Traveltime delay relative to the maximum energy of the wave train for dispersive tsunamis propagating across the Pacific Ocean: the case of 2010 and 2015 Chilean Tsunamis

This paper evaluates the importance of frequency dispersion in the propagation of recent trans-Pacific tsunamis. Frequency dispersion induces a time delay for the most energetic waves, which increases for long propagation distances and short source dimensions. To calculate this time delay, propagation of tsunamis is simulated and analysed from spectrograms of time-series at specific gauges in the Pacific Ocean. 1-D and 2-D simulations are performed by solving either shallow-water (SW) or Boussinesq equations and by considering realistic seismic sources. 1-D sensitivity tests are first performed in a constant-depth channel to study the influence of the source width. 2-D tests are then performed in a simulated Pacific Ocean with a 4000-m constant depth and by considering tectonic sources of 2010 and 2015 Chilean earthquakes. For these sources, both the azimuth and the distance play a major role in the frequency dispersion of tsunamis. Finally, simulations are performed considering the real bathymetry of the Pacific Ocean. Multiple reflections, refractions as well as shoaling of waves result in much more complex time-series for which the effects of the frequency dispersion are hardly discernible.
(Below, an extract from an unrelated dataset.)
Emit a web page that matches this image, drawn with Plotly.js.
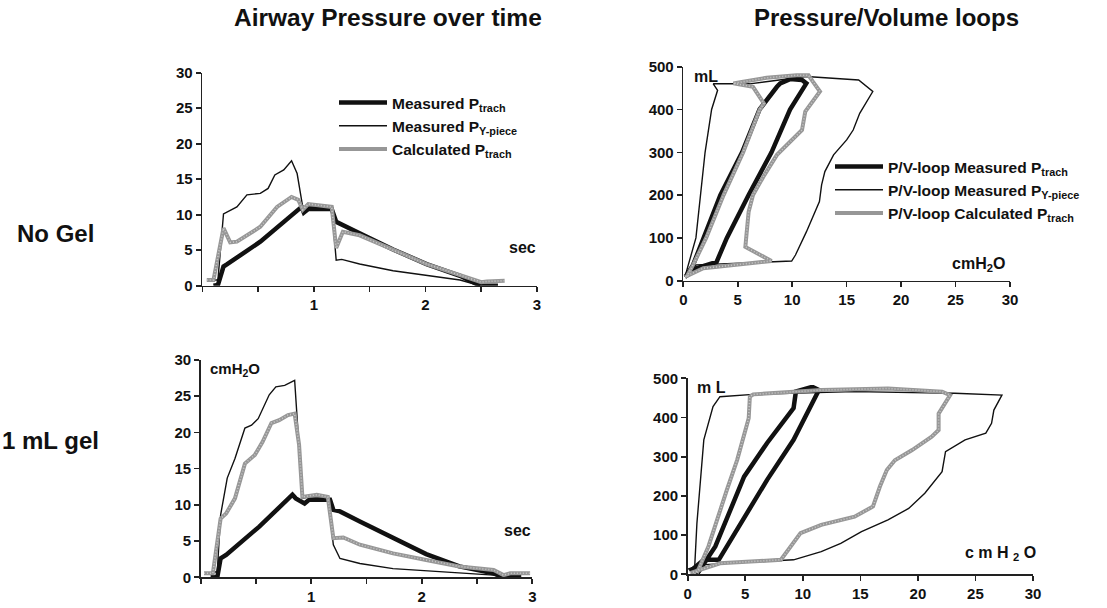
<!DOCTYPE html>
<html>
<head>
<meta charset="utf-8">
<script src="https://cdn.plot.ly/plotly-3.0.1.min.js"></script>
<style>html,body{margin:0;padding:0;background:#fff;}#chart{width:1107px;height:608px;}</style>
</head>
<body>
<div id="chart"></div>
<script>
// ---------- Data: Airway pressure over time, No Gel ----------
var ngTrachT = [0.10,0.14,0.19,0.22,0.52,0.89,0.91,0.95,1.16,1.20,1.41,1.71,2.01,2.31,2.49,2.65];
var ngTrachP = [0,0.1,2.7,3.0,6.2,11.1,10.3,10.8,10.8,9.0,7.4,5.1,3.05,1.4,0,0];
var ngYT = [0.10,0.14,0.19,0.31,0.40,0.52,0.59,0.65,0.73,0.80,0.85,0.90,0.92,0.95,1.16,1.20,1.25,1.41,1.71,2.01,2.31,2.49];
var ngYP = [0.8,0.8,10.1,11.1,12.8,13.0,13.7,15.6,16.3,17.6,15.8,11.1,10.4,11.1,11.1,3.6,3.7,3.05,2.1,1.4,0.8,0];
var ngCalcT = [0.04,0.10,0.19,0.25,0.31,0.52,0.67,0.80,0.86,0.90,0.95,1.16,1.20,1.26,1.41,1.71,2.01,2.31,2.50,2.55,2.71];
var ngCalcP = [0.8,0.8,8.1,6.1,6.2,8.3,11.1,12.5,12.1,10.7,11.5,11.1,5.3,7.6,7.1,5.0,3.05,1.5,0.5,0.6,0.7];

// ---------- Data: Airway pressure over time, 1 mL gel ----------
var gelTrachT = [0.09,0.15,0.18,0.23,0.53,0.83,0.86,0.94,0.98,1.17,1.20,1.26,1.44,1.74,2.04,2.34,2.65,2.74,2.90];
var gelTrachP = [0,0,2.6,3.1,7.0,11.4,10.9,10.2,10.7,10.7,9.3,9.1,7.7,5.4,3.2,1.5,0.55,0,0];
var gelYT = [0.10,0.15,0.18,0.24,0.31,0.40,0.46,0.52,0.62,0.68,0.76,0.85,0.92,0.98,1.15,1.20,1.26,1.44,1.74,2.04,2.34,2.65,2.74];
var gelYP = [0.6,0.8,8.6,13.7,16.4,20.6,21.0,21.9,25.2,26.3,26.5,27.2,10.9,11.1,11.1,4.5,2.6,1.9,1.2,0.9,0.65,0.3,0];
var gelCalcT = [0.03,0.11,0.18,0.23,0.31,0.40,0.49,0.56,0.64,0.71,0.79,0.85,0.89,0.92,1.05,1.15,1.20,1.29,1.44,1.74,2.04,2.34,2.65,2.74,2.80,2.98];
var gelCalcP = [0.55,0.55,8.1,8.8,10.9,15.7,16.9,18.7,21.3,21.7,22.4,22.6,18.3,11.1,11.4,11.1,5.4,5.5,4.5,3.3,2.4,1.5,1.0,0.3,0.55,0.55];

// ---------- Data: P/V loops, No Gel (cmH2O, mL) ----------
var ngPvTrachX = [0.15,1.2,3.06,4.0,6.0,8.1,9.8,11.3,10.9,9.8,8.9,8.6,7.0,5.4,3.4,1.8,0.9,0.3];
var ngPvTrachY = [9,29,44,100,200,300,400,461,469,471,461,453,400,300,200,100,37,13];
var ngPvYX = [0.15,1.2,9.95,10.3,11.3,12.5,12.7,13.0,13.8,15.0,15.6,16.2,17.4,16.1,11.3,6.1,2.75,3.15,2.6,2.0,1.16,0.15];
var ngPvYY = [9,37,46,60,114,185,224,255,294,329,352,391,442,469,477,460,460,445,400,300,100,9];
var ngPvCalcX = [0.15,1.84,8.1,5.7,5.8,6.0,6.4,7.35,8.6,10.1,10.9,11.2,12.55,11.9,11.5,10.4,7.65,5.5,4.6,6.4,7.4,7.0,5.5,3.7,2.1,0.9,0.3];
var ngPvCalcY = [9,29,46,79,107,161,200,243,294,333,352,395,442,465,480,480,474,465,461,453,414,399,300,200,100,37,9];

// ---------- Data: P/V loops, 1 mL gel ----------
var gelPvTrachX = [0.2,1.4,2.7,4.6,6.9,9.2,11.4,10.9,10.7,9.4,9.2,6.9,4.9,2.4,1.2,0.8];
var gelPvTrachY = [7,37,37,130,241,343,470,477,477,466,424,335,249,71,20,0];
var gelPvYX = [0,1.1,9.2,11.6,13.3,15.1,17.4,19.2,20.6,22.1,22.4,24.1,25.9,26.4,26.6,27.3,23.2,14.5,5.7,2.8,2.2,1.4,0.8,0.6];
var gelPvYY = [13,24,37,58,79,109,139,168,207,262,313,343,360,385,419,457,462,466,459,453,428,343,130,15];
var gelPvCalcX = [0.2,2.8,8.1,8.7,9.8,11.6,14.5,16.1,16.7,17.3,18.0,19.5,21.2,21.8,21.8,22.8,22.1,17.4,11.6,5.7,5.4,5.3,4.3,3.4,1.8,0.8];
var gelPvCalcY = [3,28,37,62,105,126,147,173,224,266,291,317,351,368,410,457,466,474,470,459,453,398,292,215,71,3];

// ---------- Tick labels ----------
var timeTickVals = [0,0.5,1,1.5,2,2.5,3];
var timeTickText = ['','','1','','2','','3'];
var pressTickVals = [0,5,10,15,20,25,30];
var volTickVals = [0,100,200,300,400,500];
var pvPressTickVals = [0,5,10,15,20,25,30];

// ---------- Legend names ----------
var namesTime = ['Measured P<sub>trach</sub>','Measured P<sub>Y-piece</sub>','Calculated P<sub>trach</sub>'];
var namesPV = ['P/V-loop Measured P<sub>trach</sub>','P/V-loop Measured P<sub>Y-piece</sub>','P/V-loop Calculated P<sub>trach</sub>'];

var BLACK = '#111111';
var GRAY = '#979797';
var TEX = 'rgba(205,205,205,0.9)';

function triple(xs, ys, xa, ya, names, legend, show) {
  var out = [];
  out.push({x: xs[0], y: ys[0], xaxis: xa, yaxis: ya, mode: 'lines', name: names[0], legend: legend,
    showlegend: show, line: {color: BLACK, width: 4.5}});
  out.push({x: xs[1], y: ys[1], xaxis: xa, yaxis: ya, mode: 'lines', name: names[1], legend: legend,
    showlegend: show, line: {color: BLACK, width: 1.4}});
  out.push({x: xs[2], y: ys[2], xaxis: xa, yaxis: ya, mode: 'lines', name: names[2], legend: legend,
    showlegend: show, line: {color: GRAY, width: 4}});
  out.push({x: xs[2], y: ys[2], xaxis: xa, yaxis: ya, mode: 'lines', showlegend: false, hoverinfo: 'skip',
    line: {color: TEX, width: 1.6, dash: '1px,2px'}});
  return out;
}

var data = [].concat(
  triple([ngTrachT, ngYT, ngCalcT], [ngTrachP, ngYP, ngCalcP], 'x', 'y', namesTime, 'legend', true),
  triple([ngPvTrachX, ngPvYX, ngPvCalcX], [ngPvTrachY, ngPvYY, ngPvCalcY], 'x2', 'y2', namesPV, 'legend2', true),
  triple([gelTrachT, gelYT, gelCalcT], [gelTrachP, gelYP, gelCalcP], 'x3', 'y3', namesTime, 'legend', false),
  triple([gelPvTrachX, gelPvYX, gelPvCalcX], [gelPvTrachY, gelPvYY, gelPvCalcY], 'x4', 'y4', namesPV, 'legend2', false)
);

var W = 1107, H = 608;
function px(v){return v / W;}
function py(v){return 1 - v / H;}

var FAM = 'Liberation Sans, Arial, sans-serif';
var tickFont = {family: FAM, size: 15, color: '#111', weight: 'bold'};
function axisBase(extra) {
  var a = {showgrid: false, zeroline: false, showline: true, linecolor: '#222', linewidth: 1.6,
    ticks: 'outside', ticklen: 5, tickwidth: 1.6, tickcolor: '#222', tickfont: tickFont, fixedrange: true};
  for (var k in extra) a[k] = extra[k];
  return a;
}
function ann(text, x, y, size, anchor) {
  return {text: text, x: px(x), y: py(y), xref: 'paper', yref: 'paper', xanchor: anchor || 'center',
    yanchor: 'middle', showarrow: false, font: {family: FAM, size: size, color: '#111', weight: 'bold'}};
}

var layout = {
  width: W, height: H,
  margin: {l: 0, r: 0, t: 0, b: 0},
  paper_bgcolor: '#fff', plot_bgcolor: 'rgba(0,0,0,0)',
  font: {family: FAM, color: '#111', weight: 'bold'},
  xaxis: axisBase({domain: [px(202.3), px(537)], range: [0, 3], tickmode: 'array', tickvals: timeTickVals, ticktext: timeTickText, anchor: 'y'}),
  yaxis: axisBase({domain: [py(285.7), py(72.7)], range: [0, 30], tickmode: 'array', tickvals: pressTickVals, anchor: 'x'}),
  xaxis2: axisBase({domain: [px(683.3), px(1010)], range: [0, 30], tickmode: 'array', tickvals: pvPressTickVals, anchor: 'y2'}),
  yaxis2: axisBase({domain: [py(280.7), py(66.7)], range: [0, 500], tickmode: 'array', tickvals: volTickVals, anchor: 'x2'}),
  xaxis3: axisBase({domain: [px(200.7), px(532.3)], range: [0, 3], tickmode: 'array', tickvals: timeTickVals, ticktext: timeTickText, anchor: 'y3'}),
  yaxis3: axisBase({domain: [py(577.3), py(360)], range: [0, 30], tickmode: 'array', tickvals: pressTickVals, anchor: 'x3'}),
  xaxis4: axisBase({domain: [px(687.7), px(1033)], range: [0, 30], tickmode: 'array', tickvals: pvPressTickVals, anchor: 'y4'}),
  yaxis4: axisBase({domain: [py(574.3), py(378.3)], range: [0, 500], tickmode: 'array', tickvals: volTickVals, anchor: 'x4'}),
  legend: {x: px(334), y: py(86), xanchor: 'left', yanchor: 'top', bgcolor: 'rgba(0,0,0,0)',
    font: {family: FAM, size: 15.5, color: '#111', weight: 'bold'}, tracegroupgap: 0, itemwidth: 48},
  legend2: {x: px(830), y: py(150), xanchor: 'left', yanchor: 'top', bgcolor: 'rgba(0,0,0,0)',
    font: {family: FAM, size: 15.5, color: '#111', weight: 'bold'}, tracegroupgap: 0, itemwidth: 48},
  annotations: [
    ann('Airway Pressure over time', 388, 18, 24.5),
    ann('Pressure/Volume loops', 886, 18, 24),
    ann('No Gel', 55, 233, 24),
    ann('1 mL gel', 50, 440, 24),
    ann('sec', 522, 247, 16),
    ann('sec', 517, 530, 16),
    ann('cmH<sub>2</sub>O', 208, 369, 15, 'left'),
    ann('mL', 692, 76, 16, 'left'),
    ann('m L', 695, 387, 16, 'left'),
    ann('cmH<sub>2</sub>O', 978, 264, 16),
    ann('c m H <sub>2</sub> O', 1000, 553, 16)
  ]
};

Plotly.newPlot('chart', data, layout, {staticPlot: true, displayModeBar: false});
</script>
</body>
</html>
The main point of this study is to evaluate frequency dispersion in terms of traveltime delays by calculating spectrograms for a time window of 6 hr after the arrival of the first wave. Results of the spectral analysis show that the wave packets recorded by pressure and tide sensors in the Pacific Ocean seem to be better reproduced by the Boussinesq model than the SW model and approximately follow the theoretical dispersion relationship linking wave arrival times and frequencies. Additionally, a traveltime delay is determined above which effects of frequency dispersion are considered to be significant in terms of maximum surface elevations.